Please transcribe the records precisely; pictures stay out of your copy.

[START OF Information given]

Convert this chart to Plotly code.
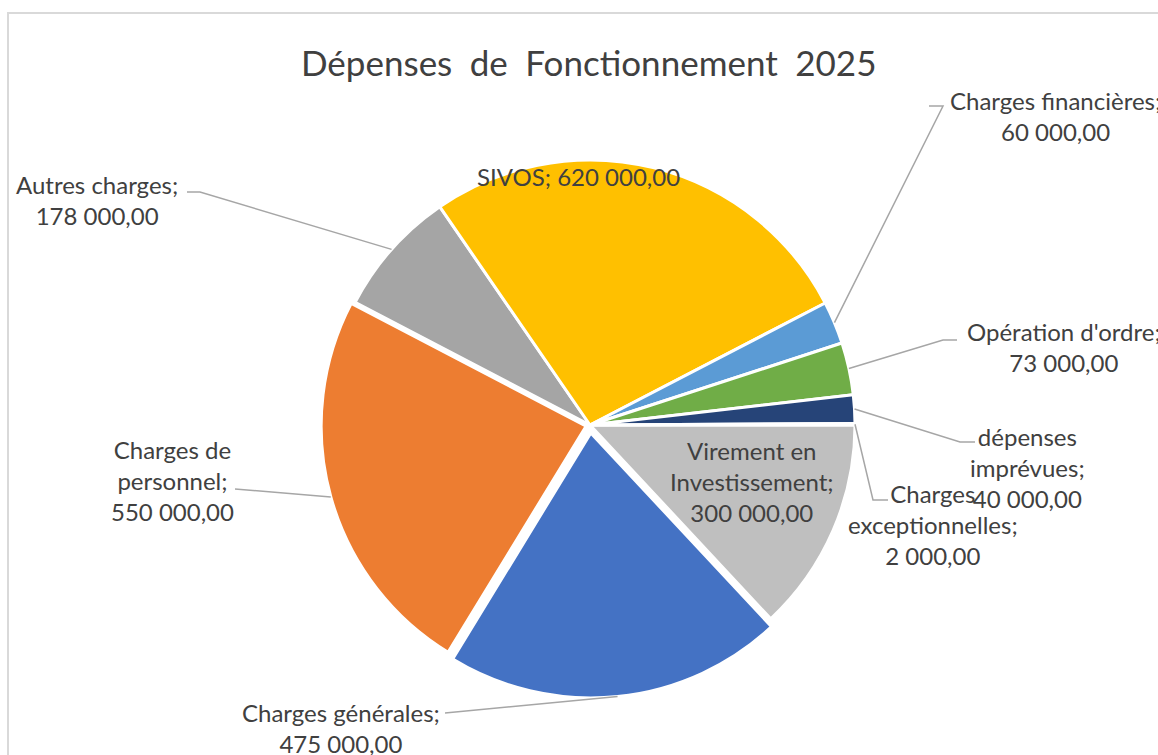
import math
import plotly.graph_objects as go

# ---------------- data ----------------
categories = ["Virement en Investissement", "Charges générales", "Charges de personnel",
              "Autres charges", "SIVOS", "Charges financières", "Opération d'ordre",
              "dépenses imprévues", "Charges exceptionnelles"]
values = [300000, 475000, 550000, 178000, 620000, 60000, 73000, 40000, 2000]
label_names = ["Virement en<br>Investissement;", "Charges générales;", "Charges de<br>personnel;",
               "Autres charges;", "SIVOS;", "Charges financières;", "Opération d'ordre;",
               "dépenses<br>imprévues;", "Charges<br>exceptionnelles;"]
title_words = ["Dépenses", "de", "Fonctionnement", "2025"]

# ---------------- style / layout ----------------
W, H = 1158, 755
colors = ["#BFBFBF", "#4472C4", "#ED7D31", "#A5A5A5", "#FFC000", "#5B9BD5", "#70AD47", "#264478", "#9E480E"]
pulls = [0.0, 0.03, 0.015, 0, 0, 0, 0, 0, 0]
CX, CY, R = 590, 425, 265
FONT = "Lato"
TXT = "#404040"
LEAD = "#A6A6A6"

# label block centres (px) and leader bend points (px, from label side)
label_pos = [(752, 481), (341, 728), (172, 480), (97, 200), (578, 177),
             (1055, 116), (1064, 347), (1027, 467), (933, 524)]
label_sep = ["<br>", "<br>", "<br>", "<br>", " ", "<br>", "<br>", "<br>", "<br>"]
leader_pts = [None, [(445, 713)], [(235, 489)], [(187, 192), (200, 192)], None,
              [(929, 106), (943, 106)], [(957, 340), (943, 340)], [(975, 442), (960, 442)],
              [(888, 500), (873, 500)]]


def fmt(v):
    s = f"{v:,.2f}"
    ip, dp = s.split(".")
    return ip.replace(",", " ") + "," + dp


def px(x):
    return x / W


def py(y):
    return 1 - y / H


maxpull = max(pulls)
half = R * (1 + maxpull)

fig = go.Figure(go.Pie(
    labels=categories, values=values, sort=False, direction="clockwise", rotation=90,
    marker=dict(colors=colors, line=dict(color="white", width=3)),
    pull=pulls, textinfo="none", hoverinfo="label+value", showlegend=False,
    domain=dict(x=[px(CX - half), px(CX + half)], y=[py(CY + half), py(CY - half)]),
))

annotations = [dict(text="\u2002".join(title_words), x=px(588), y=py(62), xref="paper", yref="paper",
                    showarrow=False, xanchor="center", yanchor="middle",
                    font=dict(family=FONT, size=35, color=TXT))]
shapes = [dict(type="rect", xref="paper", yref="paper", x0=px(8), y0=-0.1, x1=1.1, y1=py(13),
               line=dict(color="#D9D9D9", width=2), fillcolor="rgba(0,0,0,0)", layer="below")]

total = sum(values)
cum = 0
for i, v in enumerate(values):
    a0 = 90 + 360 * cum / total
    cum += v
    a1 = 90 + 360 * cum / total
    am = math.radians((a0 + a1) / 2)
    dx, dy = math.sin(am), -math.cos(am)
    pc_x = CX + pulls[i] * R * dx
    pc_y = CY + pulls[i] * R * dy
    ex, ey = pc_x + R * dx, pc_y + R * dy
    lx, ly = label_pos[i]
    annotations.append(dict(text=label_names[i] + label_sep[i] + fmt(v),
                            x=px(lx), y=py(ly), xref="paper", yref="paper", showarrow=False,
                            xanchor="center", yanchor="middle", align="center",
                            font=dict(family=FONT, size=24, color=TXT)))
    if leader_pts[i]:
        pts = list(leader_pts[i]) + [(ex, ey)]
        path = "M " + " L ".join(f"{px(x):.5f},{py(y):.5f}" for x, y in pts)
        shapes.append(dict(type="path", xref="paper", yref="paper", path=path,
                           line=dict(color=LEAD, width=1.5)))

fig.update_layout(width=W, height=H, margin=dict(l=0, r=0, t=0, b=0),
                  paper_bgcolor="white", plot_bgcolor="white",
                  annotations=annotations, shapes=shapes)
fig.write_html("out.html", config={"displayModeBar": False},
               post_script="document.body.style.margin='0';document.body.style.overflow='hidden';")
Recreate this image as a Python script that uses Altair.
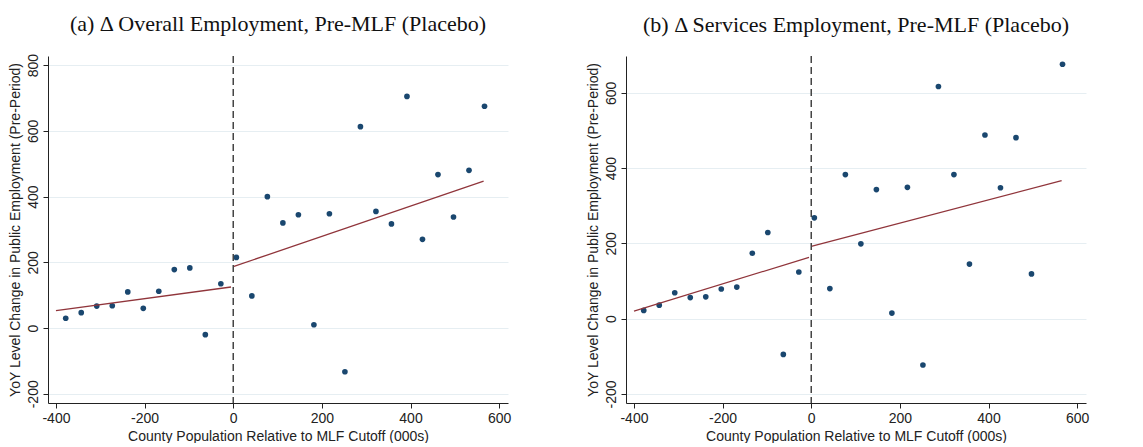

[END OF Information given]

== Reply ==
Convert this chart to Plotly code.
import math
import plotly.graph_objects as go

# ---------------- data ----------------
categories = ["Virement en Investissement", "Charges générales", "Charges de personnel",
              "Autres charges", "SIVOS", "Charges financières", "Opération d'ordre",
              "dépenses imprévues", "Charges exceptionnelles"]
values = [300000, 475000, 550000, 178000, 620000, 60000, 73000, 40000, 2000]
label_names = ["Virement en<br>Investissement;", "Charges générales;", "Charges de<br>personnel;",
               "Autres charges;", "SIVOS;", "Charges financières;", "Opération d'ordre;",
               "dépenses<br>imprévues;", "Charges<br>exceptionnelles;"]
title_words = ["Dépenses", "de", "Fonctionnement", "2025"]

# ---------------- style / layout ----------------
W, H = 1158, 755
colors = ["#BFBFBF", "#4472C4", "#ED7D31", "#A5A5A5", "#FFC000", "#5B9BD5", "#70AD47", "#264478", "#9E480E"]
pulls = [0.0, 0.03, 0.015, 0, 0, 0, 0, 0, 0]
CX, CY, R = 590, 425, 265
FONT = "Lato"
TXT = "#404040"
LEAD = "#A6A6A6"

# label block centres (px) and leader bend points (px, from label side)
label_pos = [(752, 481), (341, 728), (172, 480), (97, 200), (578, 177),
             (1055, 116), (1064, 347), (1027, 467), (933, 524)]
label_sep = ["<br>", "<br>", "<br>", "<br>", " ", "<br>", "<br>", "<br>", "<br>"]
leader_pts = [None, [(445, 713)], [(235, 489)], [(187, 192), (200, 192)], None,
              [(929, 106), (943, 106)], [(957, 340), (943, 340)], [(975, 442), (960, 442)],
              [(888, 500), (873, 500)]]


def fmt(v):
    s = f"{v:,.2f}"
    ip, dp = s.split(".")
    return ip.replace(",", " ") + "," + dp


def px(x):
    return x / W


def py(y):
    return 1 - y / H


maxpull = max(pulls)
half = R * (1 + maxpull)

fig = go.Figure(go.Pie(
    labels=categories, values=values, sort=False, direction="clockwise", rotation=90,
    marker=dict(colors=colors, line=dict(color="white", width=3)),
    pull=pulls, textinfo="none", hoverinfo="label+value", showlegend=False,
    domain=dict(x=[px(CX - half), px(CX + half)], y=[py(CY + half), py(CY - half)]),
))

annotations = [dict(text="\u2002".join(title_words), x=px(588), y=py(62), xref="paper", yref="paper",
                    showarrow=False, xanchor="center", yanchor="middle",
                    font=dict(family=FONT, size=35, color=TXT))]
shapes = [dict(type="rect", xref="paper", yref="paper", x0=px(8), y0=-0.1, x1=1.1, y1=py(13),
               line=dict(color="#D9D9D9", width=2), fillcolor="rgba(0,0,0,0)", layer="below")]

total = sum(values)
cum = 0
for i, v in enumerate(values):
    a0 = 90 + 360 * cum / total
    cum += v
    a1 = 90 + 360 * cum / total
    am = math.radians((a0 + a1) / 2)
    dx, dy = math.sin(am), -math.cos(am)
    pc_x = CX + pulls[i] * R * dx
    pc_y = CY + pulls[i] * R * dy
    ex, ey = pc_x + R * dx, pc_y + R * dy
    lx, ly = label_pos[i]
    annotations.append(dict(text=label_names[i] + label_sep[i] + fmt(v),
                            x=px(lx), y=py(ly), xref="paper", yref="paper", showarrow=False,
                            xanchor="center", yanchor="middle", align="center",
                            font=dict(family=FONT, size=24, color=TXT)))
    if leader_pts[i]:
        pts = list(leader_pts[i]) + [(ex, ey)]
        path = "M " + " L ".join(f"{px(x):.5f},{py(y):.5f}" for x, y in pts)
        shapes.append(dict(type="path", xref="paper", yref="paper", path=path,
                           line=dict(color=LEAD, width=1.5)))

fig.update_layout(width=W, height=H, margin=dict(l=0, r=0, t=0, b=0),
                  paper_bgcolor="white", plot_bgcolor="white",
                  annotations=annotations, shapes=shapes)
fig.write_html("out.html", config={"displayModeBar": False},
               post_script="document.body.style.margin='0';document.body.style.overflow='hidden';")
Recreate this image as a Python script that uses Altair.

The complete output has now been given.